● Requirement
Only the span from the line containing "Emit a Python" down to the line containing "n_total = [122, 123]" is to be printed, exactly and inclusively, with pictures omitted.

Rows from a dataset of charts and code:
▽

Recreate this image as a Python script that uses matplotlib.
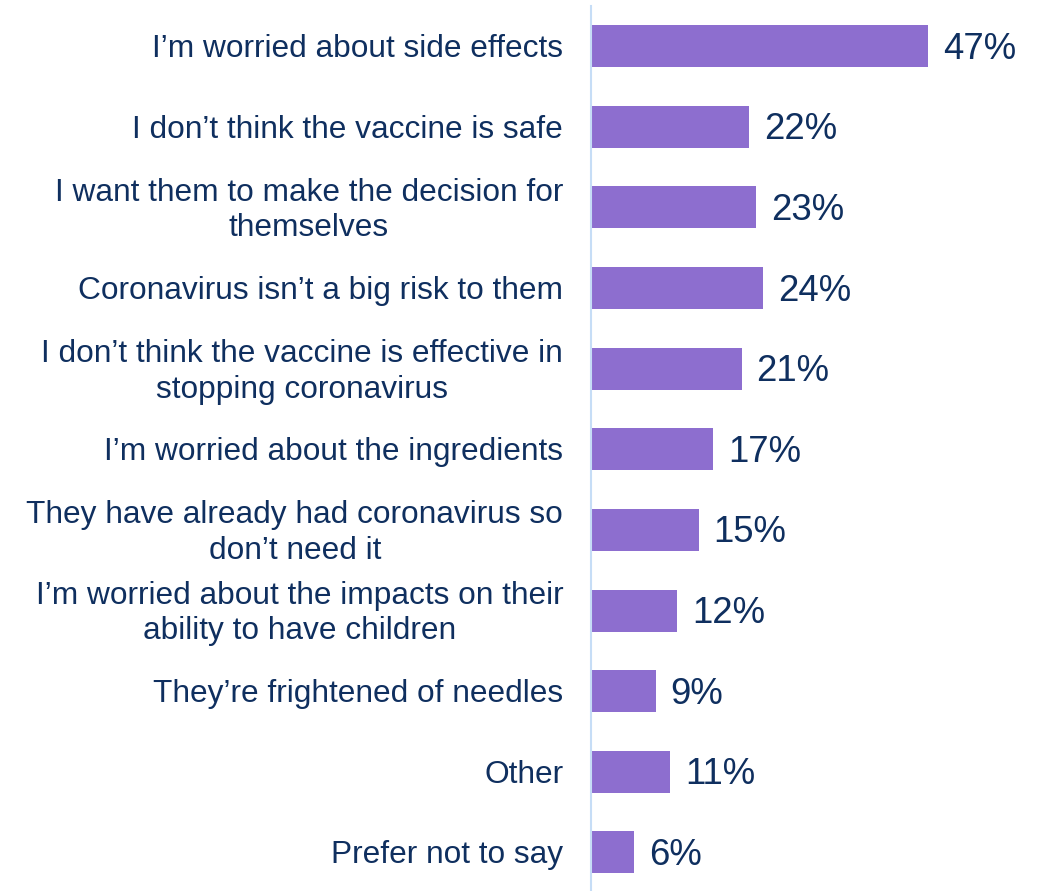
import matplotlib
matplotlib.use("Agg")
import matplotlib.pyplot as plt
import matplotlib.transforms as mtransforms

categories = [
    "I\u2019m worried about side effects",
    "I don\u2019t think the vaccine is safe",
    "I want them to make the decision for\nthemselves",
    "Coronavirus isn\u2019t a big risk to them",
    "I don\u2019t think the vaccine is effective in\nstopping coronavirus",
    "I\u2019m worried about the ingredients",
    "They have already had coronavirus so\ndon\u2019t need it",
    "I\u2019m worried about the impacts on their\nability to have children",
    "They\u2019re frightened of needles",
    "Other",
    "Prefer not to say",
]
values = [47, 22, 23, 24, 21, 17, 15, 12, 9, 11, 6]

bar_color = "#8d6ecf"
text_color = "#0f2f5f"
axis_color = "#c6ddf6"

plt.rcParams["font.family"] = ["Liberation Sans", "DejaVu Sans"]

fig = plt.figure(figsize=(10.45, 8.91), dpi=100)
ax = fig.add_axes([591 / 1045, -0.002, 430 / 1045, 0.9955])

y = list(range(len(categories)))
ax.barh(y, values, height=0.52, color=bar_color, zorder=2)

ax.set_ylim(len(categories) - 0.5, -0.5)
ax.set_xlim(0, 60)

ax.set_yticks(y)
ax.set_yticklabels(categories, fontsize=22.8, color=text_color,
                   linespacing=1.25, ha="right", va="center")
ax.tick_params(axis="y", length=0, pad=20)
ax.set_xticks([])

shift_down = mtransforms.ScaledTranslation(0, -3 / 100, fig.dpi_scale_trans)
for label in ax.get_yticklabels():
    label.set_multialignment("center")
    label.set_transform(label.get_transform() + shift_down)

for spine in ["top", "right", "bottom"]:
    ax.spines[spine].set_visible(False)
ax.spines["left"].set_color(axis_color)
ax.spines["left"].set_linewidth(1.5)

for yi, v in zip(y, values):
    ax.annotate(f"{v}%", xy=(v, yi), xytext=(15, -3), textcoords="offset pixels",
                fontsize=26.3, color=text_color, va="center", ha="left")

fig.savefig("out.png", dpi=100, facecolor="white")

△
▽

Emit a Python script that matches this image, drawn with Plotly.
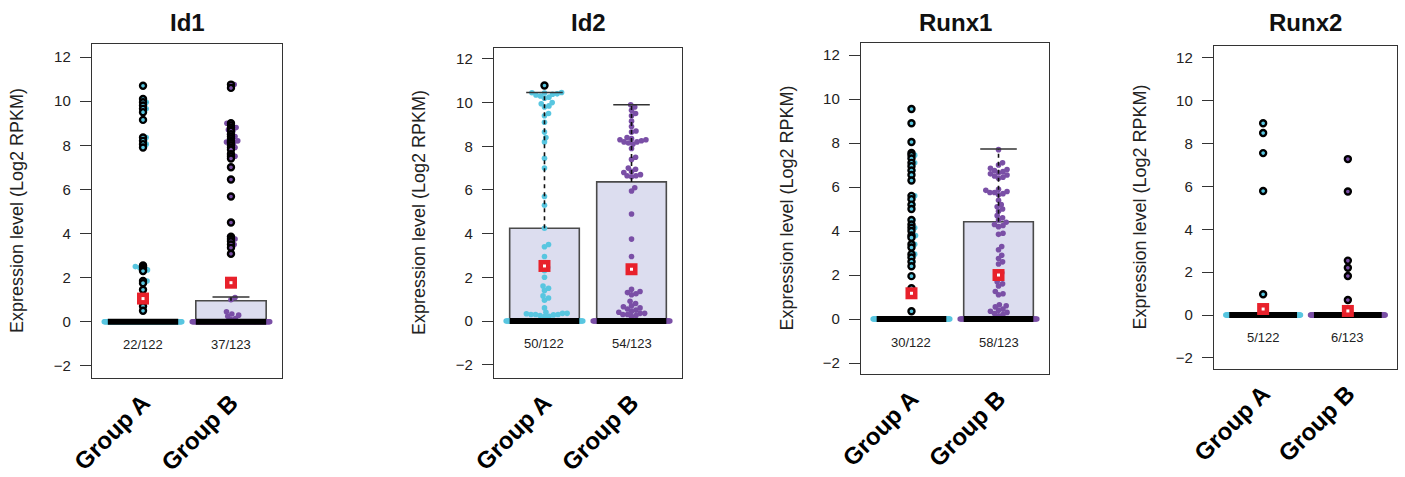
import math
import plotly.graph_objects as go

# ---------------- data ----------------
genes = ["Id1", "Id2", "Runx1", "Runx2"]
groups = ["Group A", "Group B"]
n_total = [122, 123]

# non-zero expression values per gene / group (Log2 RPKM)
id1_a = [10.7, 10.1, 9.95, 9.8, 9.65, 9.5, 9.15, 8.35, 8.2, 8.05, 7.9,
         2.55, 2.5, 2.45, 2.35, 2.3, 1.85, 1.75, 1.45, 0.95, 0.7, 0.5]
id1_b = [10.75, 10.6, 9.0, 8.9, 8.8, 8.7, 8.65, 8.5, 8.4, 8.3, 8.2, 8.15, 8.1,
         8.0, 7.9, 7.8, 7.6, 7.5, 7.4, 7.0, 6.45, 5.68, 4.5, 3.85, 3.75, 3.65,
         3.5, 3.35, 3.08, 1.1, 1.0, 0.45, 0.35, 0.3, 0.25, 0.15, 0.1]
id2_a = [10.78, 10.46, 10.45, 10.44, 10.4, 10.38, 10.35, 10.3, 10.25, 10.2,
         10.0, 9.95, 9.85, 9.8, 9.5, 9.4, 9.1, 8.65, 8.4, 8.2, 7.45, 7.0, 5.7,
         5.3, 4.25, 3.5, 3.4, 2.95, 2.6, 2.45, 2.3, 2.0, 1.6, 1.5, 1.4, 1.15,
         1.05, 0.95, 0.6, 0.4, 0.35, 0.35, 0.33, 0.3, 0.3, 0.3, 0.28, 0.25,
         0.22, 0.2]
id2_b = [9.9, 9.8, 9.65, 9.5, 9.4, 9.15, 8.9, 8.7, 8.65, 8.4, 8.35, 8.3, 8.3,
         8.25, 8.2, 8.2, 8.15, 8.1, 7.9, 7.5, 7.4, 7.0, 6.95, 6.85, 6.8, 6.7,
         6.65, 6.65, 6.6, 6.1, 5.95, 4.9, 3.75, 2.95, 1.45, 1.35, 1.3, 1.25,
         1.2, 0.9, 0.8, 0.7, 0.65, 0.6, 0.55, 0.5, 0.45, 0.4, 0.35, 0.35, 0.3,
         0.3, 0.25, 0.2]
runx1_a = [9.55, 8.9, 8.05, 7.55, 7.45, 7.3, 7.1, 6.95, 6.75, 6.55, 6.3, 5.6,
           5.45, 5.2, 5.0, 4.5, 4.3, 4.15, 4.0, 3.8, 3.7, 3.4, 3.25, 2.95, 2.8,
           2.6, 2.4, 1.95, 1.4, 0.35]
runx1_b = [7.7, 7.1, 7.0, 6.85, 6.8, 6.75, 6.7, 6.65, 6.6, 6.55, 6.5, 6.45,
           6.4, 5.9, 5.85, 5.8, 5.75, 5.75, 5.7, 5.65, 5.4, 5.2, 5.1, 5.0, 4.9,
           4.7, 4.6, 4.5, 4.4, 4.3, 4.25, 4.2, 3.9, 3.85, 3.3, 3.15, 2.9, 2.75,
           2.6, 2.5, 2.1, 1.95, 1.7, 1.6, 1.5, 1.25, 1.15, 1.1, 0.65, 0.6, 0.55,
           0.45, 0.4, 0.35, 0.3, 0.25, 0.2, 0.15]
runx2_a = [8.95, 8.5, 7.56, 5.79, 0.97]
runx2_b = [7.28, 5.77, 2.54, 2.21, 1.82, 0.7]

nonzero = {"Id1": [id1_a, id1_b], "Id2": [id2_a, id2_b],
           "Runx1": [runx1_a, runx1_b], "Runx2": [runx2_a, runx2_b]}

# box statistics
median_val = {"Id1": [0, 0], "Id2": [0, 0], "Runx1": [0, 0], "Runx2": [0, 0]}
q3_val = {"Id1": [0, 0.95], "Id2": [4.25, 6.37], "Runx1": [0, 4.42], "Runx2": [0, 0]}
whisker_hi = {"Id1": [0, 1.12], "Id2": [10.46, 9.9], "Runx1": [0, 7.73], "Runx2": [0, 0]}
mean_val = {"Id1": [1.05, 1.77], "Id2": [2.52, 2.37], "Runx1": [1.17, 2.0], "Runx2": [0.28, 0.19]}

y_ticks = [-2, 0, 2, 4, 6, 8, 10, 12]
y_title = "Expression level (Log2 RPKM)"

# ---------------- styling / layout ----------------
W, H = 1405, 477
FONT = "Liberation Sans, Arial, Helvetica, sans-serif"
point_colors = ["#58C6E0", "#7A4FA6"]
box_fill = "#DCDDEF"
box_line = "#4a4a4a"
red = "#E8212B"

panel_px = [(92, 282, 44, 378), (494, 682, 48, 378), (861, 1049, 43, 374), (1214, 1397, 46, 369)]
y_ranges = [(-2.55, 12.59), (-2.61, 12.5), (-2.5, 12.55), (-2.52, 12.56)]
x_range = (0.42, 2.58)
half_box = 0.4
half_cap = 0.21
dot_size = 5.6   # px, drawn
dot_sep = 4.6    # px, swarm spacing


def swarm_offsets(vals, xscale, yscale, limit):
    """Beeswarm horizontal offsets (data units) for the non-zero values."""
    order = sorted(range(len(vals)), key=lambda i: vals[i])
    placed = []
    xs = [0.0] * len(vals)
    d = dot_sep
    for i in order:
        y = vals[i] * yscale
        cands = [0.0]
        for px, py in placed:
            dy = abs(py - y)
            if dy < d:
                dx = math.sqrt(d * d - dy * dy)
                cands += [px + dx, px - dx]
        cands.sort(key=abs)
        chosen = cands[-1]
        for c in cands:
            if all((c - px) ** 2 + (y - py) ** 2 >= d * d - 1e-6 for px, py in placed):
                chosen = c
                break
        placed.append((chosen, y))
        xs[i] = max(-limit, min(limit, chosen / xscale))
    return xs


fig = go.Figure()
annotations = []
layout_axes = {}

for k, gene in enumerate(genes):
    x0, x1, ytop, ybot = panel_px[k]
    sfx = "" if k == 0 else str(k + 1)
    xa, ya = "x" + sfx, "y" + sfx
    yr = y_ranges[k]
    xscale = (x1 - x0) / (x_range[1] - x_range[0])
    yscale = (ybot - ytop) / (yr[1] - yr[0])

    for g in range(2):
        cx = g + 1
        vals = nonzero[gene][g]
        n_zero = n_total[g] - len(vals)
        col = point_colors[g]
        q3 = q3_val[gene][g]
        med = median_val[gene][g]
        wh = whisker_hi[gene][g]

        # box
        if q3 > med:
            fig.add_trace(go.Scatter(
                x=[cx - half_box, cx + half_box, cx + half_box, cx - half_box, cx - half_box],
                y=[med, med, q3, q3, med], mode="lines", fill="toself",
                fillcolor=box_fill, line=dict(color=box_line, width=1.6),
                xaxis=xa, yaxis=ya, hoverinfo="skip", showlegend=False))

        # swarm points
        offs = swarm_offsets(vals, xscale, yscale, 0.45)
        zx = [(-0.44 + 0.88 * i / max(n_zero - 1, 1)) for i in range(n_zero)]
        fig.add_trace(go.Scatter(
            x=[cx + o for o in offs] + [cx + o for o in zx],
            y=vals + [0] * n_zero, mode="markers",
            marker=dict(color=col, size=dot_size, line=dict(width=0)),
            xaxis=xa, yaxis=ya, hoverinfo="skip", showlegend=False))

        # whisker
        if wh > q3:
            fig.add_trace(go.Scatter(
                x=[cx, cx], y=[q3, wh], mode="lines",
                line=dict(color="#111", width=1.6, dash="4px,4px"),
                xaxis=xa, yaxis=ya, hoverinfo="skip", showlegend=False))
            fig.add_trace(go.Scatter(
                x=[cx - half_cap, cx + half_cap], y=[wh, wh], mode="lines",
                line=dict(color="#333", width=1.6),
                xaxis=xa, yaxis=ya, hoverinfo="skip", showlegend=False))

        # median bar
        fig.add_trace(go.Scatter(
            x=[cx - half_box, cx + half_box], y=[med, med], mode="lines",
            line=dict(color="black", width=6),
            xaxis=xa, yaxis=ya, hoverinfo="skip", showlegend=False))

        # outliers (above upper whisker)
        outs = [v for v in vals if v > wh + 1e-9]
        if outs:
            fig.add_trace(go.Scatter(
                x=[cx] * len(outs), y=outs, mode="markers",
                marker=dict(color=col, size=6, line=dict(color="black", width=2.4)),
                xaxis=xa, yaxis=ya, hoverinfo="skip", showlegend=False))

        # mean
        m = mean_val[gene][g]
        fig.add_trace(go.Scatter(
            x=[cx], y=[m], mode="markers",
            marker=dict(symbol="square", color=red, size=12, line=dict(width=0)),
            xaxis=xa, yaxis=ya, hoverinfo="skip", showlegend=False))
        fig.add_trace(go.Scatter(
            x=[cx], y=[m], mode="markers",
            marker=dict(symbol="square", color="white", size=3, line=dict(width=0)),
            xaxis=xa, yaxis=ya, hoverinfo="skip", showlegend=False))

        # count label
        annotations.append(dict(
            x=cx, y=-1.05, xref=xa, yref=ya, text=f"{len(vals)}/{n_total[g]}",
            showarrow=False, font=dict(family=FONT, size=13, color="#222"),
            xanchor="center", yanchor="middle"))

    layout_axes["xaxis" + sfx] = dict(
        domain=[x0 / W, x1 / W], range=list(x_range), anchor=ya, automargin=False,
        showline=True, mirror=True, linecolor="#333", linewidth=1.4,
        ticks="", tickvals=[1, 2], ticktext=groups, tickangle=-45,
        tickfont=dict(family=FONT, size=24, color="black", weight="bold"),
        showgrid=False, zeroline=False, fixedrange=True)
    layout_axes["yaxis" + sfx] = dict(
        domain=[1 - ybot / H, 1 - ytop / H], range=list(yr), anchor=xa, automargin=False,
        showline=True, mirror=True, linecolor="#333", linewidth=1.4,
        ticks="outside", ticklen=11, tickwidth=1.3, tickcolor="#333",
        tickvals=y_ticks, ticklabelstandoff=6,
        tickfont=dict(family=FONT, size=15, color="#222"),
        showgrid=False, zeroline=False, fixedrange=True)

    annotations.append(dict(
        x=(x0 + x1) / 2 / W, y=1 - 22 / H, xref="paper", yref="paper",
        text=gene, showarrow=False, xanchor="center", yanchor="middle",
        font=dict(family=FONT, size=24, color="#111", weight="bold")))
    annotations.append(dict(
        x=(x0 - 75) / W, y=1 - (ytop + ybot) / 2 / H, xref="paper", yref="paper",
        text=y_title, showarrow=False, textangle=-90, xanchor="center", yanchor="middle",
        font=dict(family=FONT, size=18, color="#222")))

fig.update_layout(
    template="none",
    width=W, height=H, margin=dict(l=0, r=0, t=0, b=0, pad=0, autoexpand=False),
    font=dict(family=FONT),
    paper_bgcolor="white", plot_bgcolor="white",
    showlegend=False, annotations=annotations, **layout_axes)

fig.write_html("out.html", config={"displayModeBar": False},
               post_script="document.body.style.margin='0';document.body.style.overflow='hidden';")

△

● Answer in full
Emit a Python script that matches this image, drawn with Plotly.
import math
import plotly.graph_objects as go

# ---------------- data ----------------
genes = ["Id1", "Id2", "Runx1", "Runx2"]
groups = ["Group A", "Group B"]
n_total = [122, 123]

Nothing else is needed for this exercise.